A diverse crop rotation that includes wheat and a cover crop also enhances soil health by increasing organic matter, even in sandy soils. Even by itself, wheat can help increase soil tilth and water infiltration. According to the USDA Natural Resources Conservation Service, a 1 percent increase in organic matter increases water infiltration by 0.4 inches, which is equal to $24/A in increased nutrients and infiltration. In fact, the Dakota Lakes Research Farm indicated the cost of a corn-soybean-wheat rotation – plus cover crop – would be 50 percent less than the cost of just a corn-soybean rotation.
According to SDSU, a well-planned crop rotation with a cereal crop like wheat helps growers reduce fixed machinery and labor costs and better allocate time spent on fieldwork like planting, spraying and harvesting across the different crops. Additionally, growers can diversify their income and spread weather risks across the full crop rotation.
North Dakota Crop Rotations
Bayer Technical Service Representative and Cereal Expert Kevin Thorsness offers crop rotation recommendations that can lead to higher yields and better management of weeds, diseases and other production issues.

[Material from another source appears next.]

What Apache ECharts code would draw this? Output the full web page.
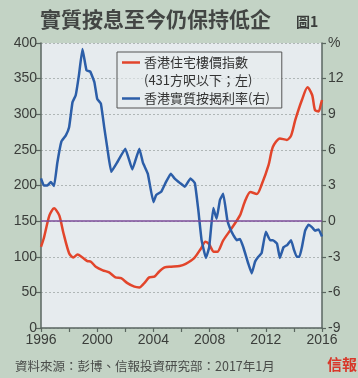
<!DOCTYPE html>
<html><head><meta charset="utf-8">
<script src="https://cdn.jsdelivr.net/npm/echarts@6/dist/echarts.min.js"></script>
<style>html,body{margin:0;padding:0;background:#c3d3c5;}#c{width:358px;height:378px;}</style>
</head><body><div id="c"></div>
<script>
const redYears = [1996.0,1996.2,1996.6,1996.93,1997.3,1997.6,1998.0,1998.3,1998.6,1998.95,1999.3,1999.55,1999.9,2000.4,2000.85,2001.3,2001.7,2002.15,2002.65,2003.0,2003.35,2003.7,2004.07,2004.4,2004.8,2005.26,2005.86,2006.3,2006.9,2007.4,2007.7,2007.95,2008.3,2008.55,2008.97,2009.57,2010.16,2010.5,2010.9,2011.36,2011.7,2012.2,2012.5,2013.0,2013.5,2013.8,2014.1,2014.57,2014.97,2015.3,2015.5,2015.76,2015.93,2016.0];
const redValues = [114,126,158,168,158,133,105,99,103,99,94,93,86,81,78,71,70,63,58,57,63,71,72,79,85,86,87,90,98,112,121,118,107,107,123,140,158,177,191,188,201,229,254,266,264,270,292,320,338,327,306,304,315,320];
const blueYears = [1996.0,1996.2,1996.45,1996.7,1996.93,1997.16,1997.45,1997.76,1998.0,1998.24,1998.47,1998.7,1998.95,1999.24,1999.5,1999.8,2000.0,2000.26,2000.5,2000.74,2001.0,2001.45,2002.0,2002.5,2003.0,2003.26,2003.6,2004.0,2004.2,2004.57,2004.9,2005.24,2005.5,2005.9,2006.24,2006.64,2006.95,2007.2,2007.43,2007.74,2007.97,2008.26,2008.5,2008.74,2008.97,2009.26,2009.45,2009.7,2009.93,2010.16,2010.4,2010.76,2011.0,2011.24,2011.47,2011.7,2012.0,2012.3,2012.5,2012.8,2013.0,2013.26,2013.54,2013.8,2014.0,2014.2,2014.4,2014.57,2014.8,2015.04,2015.28,2015.5,2015.76,2016.0];
const blueValues = [3.6,3.0,3.0,3.3,2.95,4.9,6.7,7.2,7.9,10.0,10.6,12.3,14.5,12.7,12.6,11.7,10.3,9.9,7.9,6.0,4.15,5.0,6.1,4.35,6.1,4.9,4.0,1.6,2.2,2.5,3.3,4.0,3.6,3.2,2.9,3.6,3.2,0.9,-1.6,-3.1,-2.2,1.1,0.2,1.8,2.3,0.1,-0.6,-1.2,-1.6,-1.5,-2.2,-3.6,-4.4,-3.4,-3.0,-2.7,-0.9,-1.6,-1.6,-1.9,-3.1,-2.2,-2.0,-1.6,-2.4,-3.0,-3.0,-2.2,-0.8,-0.3,-0.5,-0.8,-0.7,-1.3];
const redName = '香港住宅樓價指數';
const redName2 = '(431方呎以下；左)';
const blueName = '香港實質按揭利率(右)';
const zeroRefLeft = 150;

const font = "'Liberation Sans','Noto Sans CJK TC',sans-serif";
const cjk = "'Noto Sans CJK TC',sans-serif";
const txt = '#3a3d3a';
const axisCol = '#5a6660';

const chart = echarts.init(document.getElementById('c'), null, {renderer:'canvas'});
chart.setOption({
  backgroundColor: '#c3d3c5',
  animation: false,
  title: [
    {text: '實質按息至今仍保持低企', left: 35, top: 4, textStyle: {fontFamily: cjk, fontSize: 21, fontWeight: 'bold', color: '#434644'}},
    {text: '圖1', left: 291, top: 10, textStyle: {fontFamily: cjk, fontSize: 14, fontWeight: 'bold', color: '#3b3e3c'}},
    {text: '資料來源：彭博、信報投資研究部：2017年1月', left: 10, top: 355, textStyle: {fontFamily: cjk, fontSize: 12.5, fontWeight: 'normal', color: '#4a4d4a'}},
    {text: '信報', left: 322, top: 352, textStyle: {fontFamily: cjk, fontSize: 15, fontWeight: 'bold', color: '#d8382a'}}
  ],
  legend: {
    orient: 'vertical', left: 117, top: 52,
    data: [{name: redName}, {name: redName2, icon: 'none'}, {name: blueName}],
    itemWidth: 18, itemHeight: 2.5, itemGap: 5,
    padding: [4, 12, 3, 5],
    borderColor: '#555', borderWidth: 1, backgroundColor: 'rgba(232,236,238,0.6)',
    selectedMode: false,
    textStyle: {fontFamily: cjk, fontSize: 13, color: '#333', padding: [0,0,0,-1]},
    icon: 'rect'
  },
  grid: {left: 41, right: 36, top: 43, bottom: 50, show: true, backgroundColor: '#e6ebee', borderWidth: 0},
  xAxis: {
    type: 'value', min: 1996, max: 2016, interval: 2,
    axisLine: {lineStyle: {color: axisCol, width: 1.5}},
    axisTick: {show: true, length: 4, lineStyle: {color: axisCol, width: 1.2}},
    splitLine: {show: false},
    axisLabel: {fontFamily: font, fontSize: 14, color: txt, margin: 5,
      formatter: v => (v % 4 === 0 ? String(v) : '')}
  },
  yAxis: [
    {type: 'value', min: 0, max: 400, interval: 50, position: 'left',
     axisLine: {show: true, lineStyle: {color: axisCol, width: 1.5}},
     axisTick: {show: true, length: 5, lineStyle: {color: axisCol, width: 1.2}},
     splitLine: {show: true, lineStyle: {color: '#afb6b6', type: [2, 2], width: 1}},
     axisLabel: {fontFamily: font, fontSize: 14, color: txt, margin: 4}},
    {type: 'value', min: -9, max: 15, interval: 3, position: 'right',
     axisLine: {show: true, lineStyle: {color: axisCol, width: 1.5}},
     axisTick: {show: true, length: 4, lineStyle: {color: axisCol, width: 1.2}},
     splitLine: {show: false},
     axisLabel: {fontFamily: font, fontSize: 14, color: txt, margin: 6,
       formatter: v => (v === 15 ? '%' : String(v))}}
  ],
  series: [
    {name: redName, type: 'line', yAxisIndex: 0, showSymbol: false, smooth: 0.25,
     data: redYears.map((y, i) => [y, redValues[i]]),
     lineStyle: {color: '#e2452b', width: 2.5}, itemStyle: {color: '#e2452b'}, z: 3,
     markLine: {silent: true, symbol: 'none', label: {show: false},
       lineStyle: {color: '#7c4c9a', width: 1.5, type: 'solid'},
       data: [{yAxis: zeroRefLeft}]}},
    {name: redName2, type: 'line', data: [], itemStyle: {color: 'rgba(0,0,0,0)'}},
    {name: blueName, type: 'line', yAxisIndex: 1, showSymbol: false, smooth: 0.1,
     data: blueYears.map((y, i) => [y, blueValues[i]]),
     lineStyle: {color: '#2c5ea8', width: 2.5}, itemStyle: {color: '#2c5ea8'}, z: 4}
  ]
});
</script></body></html>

Eastern North Dakota. Wheat is often in a sugar beet/soybean/corn rotation. If the grower raises sugar beets, then wheat is often grown the year before sugar beets. Corn can also be a big part of the rotation. Wheat is rarely grown after corn. Dry beans and potatoes can also work into the mix.
Central North Dakota. Wheat is in more of a corn/soybean rotation. Again, most growers avoid planting wheat after corn.
Western North Dakota. Include wheat in a soybean/pulse/canola and maybe corn rotation. Although it is not the best practice, it is still common in some areas to rotate wheat on wheat.
Northern North Dakota. Canola becomes a big part of the rotation along with pulses and soybeans.